I celebrated my 23rd just two months ago. Not so bad, right? Wrong. For my birthday this year, I wanted nothing more than to enjoy a day off from work sleeping in, then to go out to eat with my boyfriend at a fancy restaurant. He took me to dinner at Mario’s, where I had the most delicious tasting ravioli of my life. He even bought me cheesecake for desert. We went home to share our cheesecake, and a bottle of wine, where we found ourselves on the couch watching a Sex and the City marathon. 10 p.m. rolled around and I was already falling asleep, nowhere near in the mood to hit the bars and clubs to celebrate my day as I’d done for the past two birthdays.
Though I got some strange looks and a few rude comments from my friends, I enjoyed this birthday the more than previous years. I ate incredible food, spent time with those closest to me, and the best part was, I woke up the next morning hang over free, and able to remember everything that happened the day before.
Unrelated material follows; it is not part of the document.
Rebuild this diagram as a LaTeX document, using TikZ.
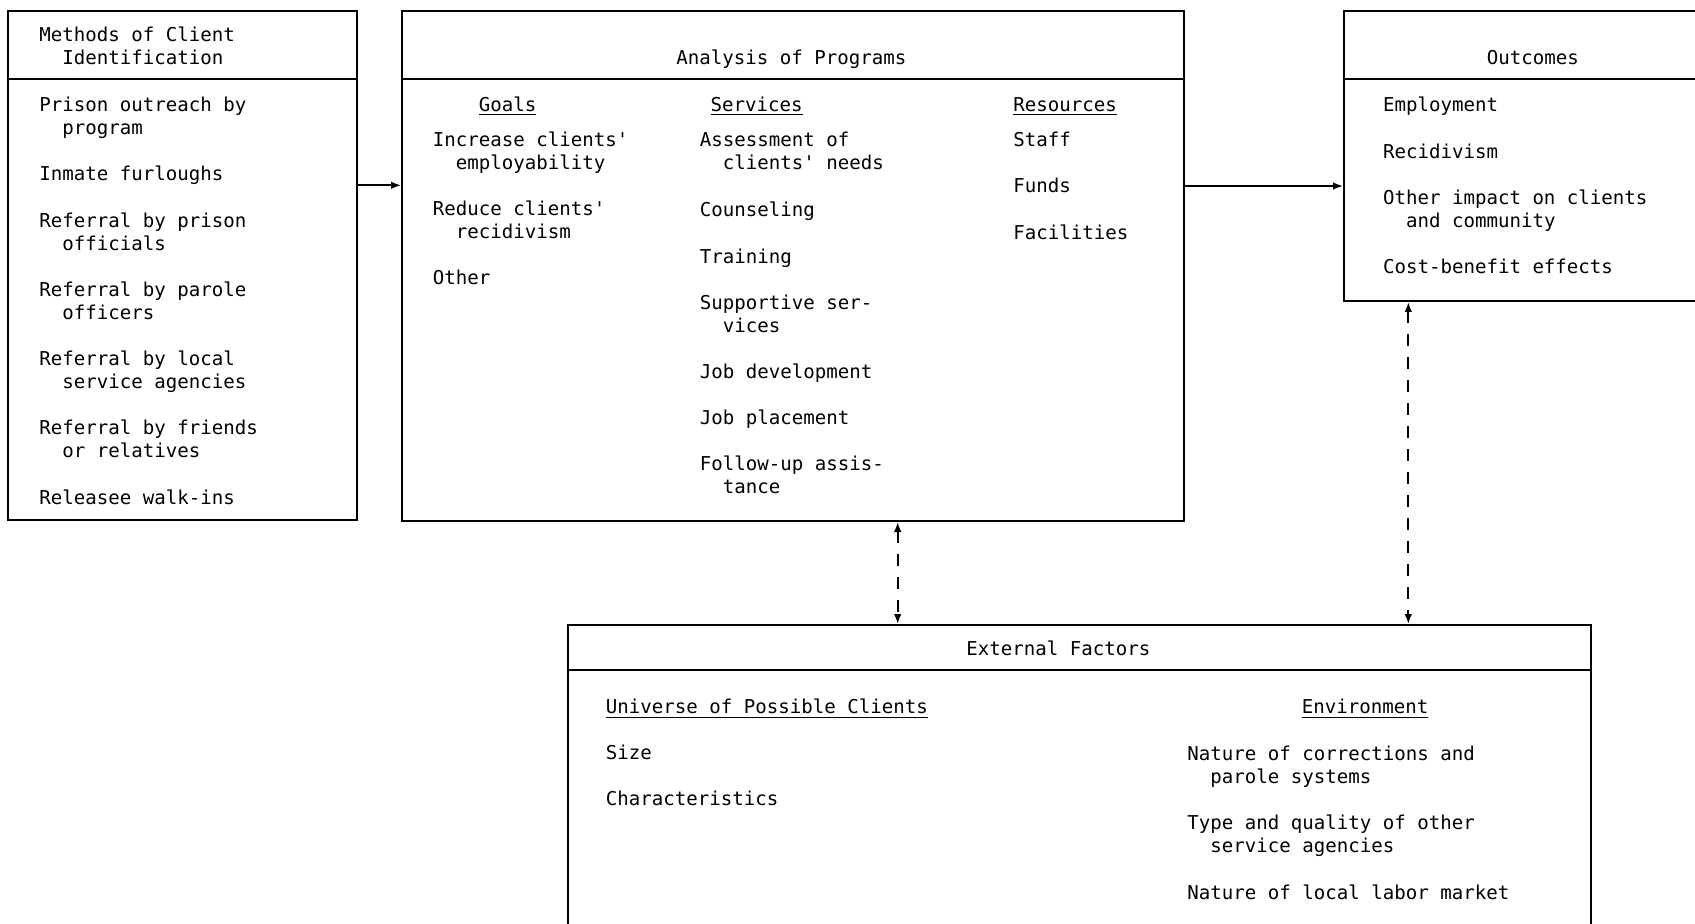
\documentclass[tikz,border=0pt]{standalone}
\usepackage{fontspec}
\usetikzlibrary{arrows.meta,fit}
\newfontfamily\tw{DejaVu Sans Mono}
\newcommand{\ind}{\hspace*{11.5pt}}
\tikzset{
  box/.style={draw, line width=1pt, inner sep=0pt},
  sep/.style={line width=1pt},
  txt/.style={anchor=north west, inner sep=0pt, align=left, yshift=-1.5pt, font=\tw\fontsize{9.55}{11.5}\selectfont},
  hdr/.style={anchor=center, inner sep=0pt, align=center, yshift=-1.5pt, font=\tw\fontsize{9.55}{11.5}\selectfont},
  arr/.style={line width=0.8pt, -{Latex[length=5pt,width=3.8pt]}},
  darr/.style={line width=0.9pt, {Latex[length=5pt,width=3.8pt]}-{Latex[length=5pt,width=3.8pt]}, dash pattern=on 6pt off 5.5pt},
}
\begin{document}
\begin{tikzpicture}[x=0.5pt,y=-0.5pt]
\clip (0,0) rectangle (1695,924);
\fill[white] (0,0) rectangle (1695,924);
% box corners
\coordinate (l1) at (7.6,10.8);   \coordinate (l2) at (357,520);
\coordinate (a1) at (402,10.8);   \coordinate (a2) at (1184,521);
\coordinate (o1) at (1344,10.8);  \coordinate (o2) at (1722,301);
\coordinate (e1) at (567.5,625);  \coordinate (e2) at (1591,960);
\node[box, fit=(l1)(l2)] (left) {};
\node[box, fit=(a1)(a2)] (ana) {};
\node[box, fit=(o1)(o2)] (out) {};
\node[box, fit=(e1)(e2)] (ext) {};
% header separators
\coordinate (s1) at (0,79);
\coordinate (s2) at (0,670);
\draw[sep] (left.west |- s1) -- (left.east |- s1);
\draw[sep] (ana.west |- s1) -- (ana.east |- s1);
\draw[sep] (out.west |- s1) -- (out.east |- s1);
\draw[sep] (ext.west |- s2) -- (ext.east |- s2);
% left box
\node[txt] (lh) at (38.9,22) {\strut Methods of Client\\\strut\ind Identification};
\node[txt] (li1) at (38.9,92.3) {\strut Prison outreach by\\\strut\ind program};
\node[txt] (li2) at (38.9,161.5) {\strut Inmate furloughs};
\node[txt] (li3) at (38.9,207.9) {\strut Referral by prison\\\strut\ind officials};
\node[txt] (li4) at (38.9,277.1) {\strut Referral by parole\\\strut\ind officers};
\node[txt] (li5) at (38.9,346.3) {\strut Referral by local\\\strut\ind service agencies};
\node[txt] (li6) at (38.9,415.5) {\strut Referral by friends\\\strut\ind or relatives};
\node[txt] (li7) at (38.9,484.7) {\strut Releasee walk-ins};
% analysis box
\node[hdr] (ah) at (791.3,57.3) {\strut Analysis of Programs};
\node[txt] (gh) at (478.5,92.3) {\strut\underline{Goals}};
\node[txt] (sh) at (710.2,92.3) {\strut\underline{Services}};
\node[txt] (rh) at (1013,92.3) {\strut\underline{Resources}};
\node[txt] (g1) at (432.4,126.9) {\strut Increase clients'\\\strut\ind employability};
\node[txt] (g2) at (432.4,196.1) {\strut Reduce clients'\\\strut\ind recidivism};
\node[txt] (g3) at (432.4,265.2) {\strut Other};
\node[txt] (v1) at (699.4,126.9) {\strut Assessment of\\\strut\ind clients' needs};
\node[txt] (v2) at (699.4,197.1) {\strut Counseling};
\node[txt] (v3) at (699.4,243.6) {\strut Training};
\node[txt] (v4) at (699.4,290.1) {\strut Supportive ser-\\\strut\ind vices};
\node[txt] (v5) at (699.4,359.3) {\strut Job development};
\node[txt] (v6) at (699.4,404.7) {\strut Job placement};
\node[txt] (v7) at (699.4,451.2) {\strut Follow-up assis-\\\strut\ind tance};
\node[txt] (r1) at (1013,126.9) {\strut Staff};
\node[txt] (r2) at (1013,173.4) {\strut Funds};
\node[txt] (r3) at (1013,219.8) {\strut Facilities};
% outcomes box
\node[hdr] (oh) at (1532.9,57.3) {\strut Outcomes};
\node[txt] (o1t) at (1382.6,92.3) {\strut Employment};
\node[txt] (o2t) at (1382.6,138.8) {\strut Recidivism};
\node[txt] (o3t) at (1382.6,185.2) {\strut Other impact on clients\\\strut\ind and community};
\node[txt] (o4t) at (1382.6,254.4) {\strut Cost-benefit effects};
% external box
\node[hdr] (eh) at (1058.3,647.5) {\strut External Factors};
\node[txt] (uh) at (605.4,694.4) {\strut\underline{Universe of Possible Clients}};
\node[txt] (nh) at (1301.5,694.4) {\strut\underline{Environment}};
\node[txt] (u1) at (605.4,739.8) {\strut Size};
\node[txt] (u2) at (605.4,786.3) {\strut Characteristics};
\node[txt] (n1) at (1186.9,740.9) {\strut Nature of corrections and\\\strut\ind parole systems};
\node[txt] (n2) at (1186.9,810.1) {\strut Type and quality of other\\\strut\ind service agencies};
\node[txt] (n3) at (1186.9,880.3) {\strut Nature of local labor market};
% connectors
\coordinate (y1) at (0,185.3);
\coordinate (y2) at (0,186);
\coordinate (x1) at (897.7,0);
\coordinate (x2) at (1408.3,0);
\draw[arr] (left.east |- y1) -- (ana.west |- y1);
\draw[arr] (ana.east |- y2) -- (out.west |- y2);
\draw[darr] (ana.south -| x1) -- (ext.north -| x1);
\draw[darr] (out.south -| x2) -- (ext.north -| x2);
\end{tikzpicture}
\end{document}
My birthday isn’t the only occasion from this year that’s made me realize that I’m getting f-ing old. Last night Andrew and I went to the bars to visit with one of his college roommates who is in town for the next two weeks. Since we live closest to the local bar scene, we were the first in our group to arrive.
As soon as we entered, we were hit in the face by loud music and a sea of people wearing orange “Drinkfest 2013” t-shirts. It was 8:00. We both looked at each other and complained that it was too early for there to be this many people at a bar that early in the evening, and for it to be so loud in the bar.
Once the crowds, loud music, and drunk people making a horrible attempt at dancing with one another became too much for us, we went across the street to a new, much quieter bar. First, we complained that the drink specials were $1.50 more than the previous bar.
Next thing I know, a bachelorette party runs in, asking several of our friends to sign the Bride-to-be’s inflatable penis. We cracked a few jokes about that and then went back to talking. “What’s my age again?” comes on over the speakers, followed by loud cheers and screams from the Bride and her friends. Enter the “woo girls“.
Andrew and I glanced at each other, immediately annoyed at how we both managed to make the How I Met Your Mother connection in less than 30 seconds.
Some of the other things from last night that made me realize we’re getting f-ing old:
- I asked a friend’s wife to show us pictures of their baby
- I asked if the same friends would be bringing their baby to a party we’ll be at next weekend so that we could finally meet her.
- Andrew didn’t even blink when several guys hit on me at the bar.
- Underaged kids, I mean seriously underaged somehow made it into the bar with their fake ID’s and took over our beer pong game. (Was it really 5 years ago that I had a fake ID and giggled with my friends over how we made it past the bouncers?)
- Laughing with another friend over the drink choices of a 17-year-old. You’re a guy, and you’re seriously walking around having people try your really “yummy, green fruity drink?”
- Talking babies, weddings and houses with friends
- Encouraging a sorority sister to go out and have fun, because I was actually out doing the same thing for once
- Leaving the bar by midnight to go home and go to bed.
I’m sitting here, typing this at 3 p.m. on a Sunday, with the worst hangover in the world, not even sure if this post is appropriate to share with the world, or even if it’s all that relevant to anyone but me. However, college Mily is looking at me, shaking their heads at how I can be so old, at so young.
Hey, on the bright side, I won the only game of darts that Andrew and I played last night. That’s something that college Allie was never able to accomplish. Maybe being old isn’t so bad?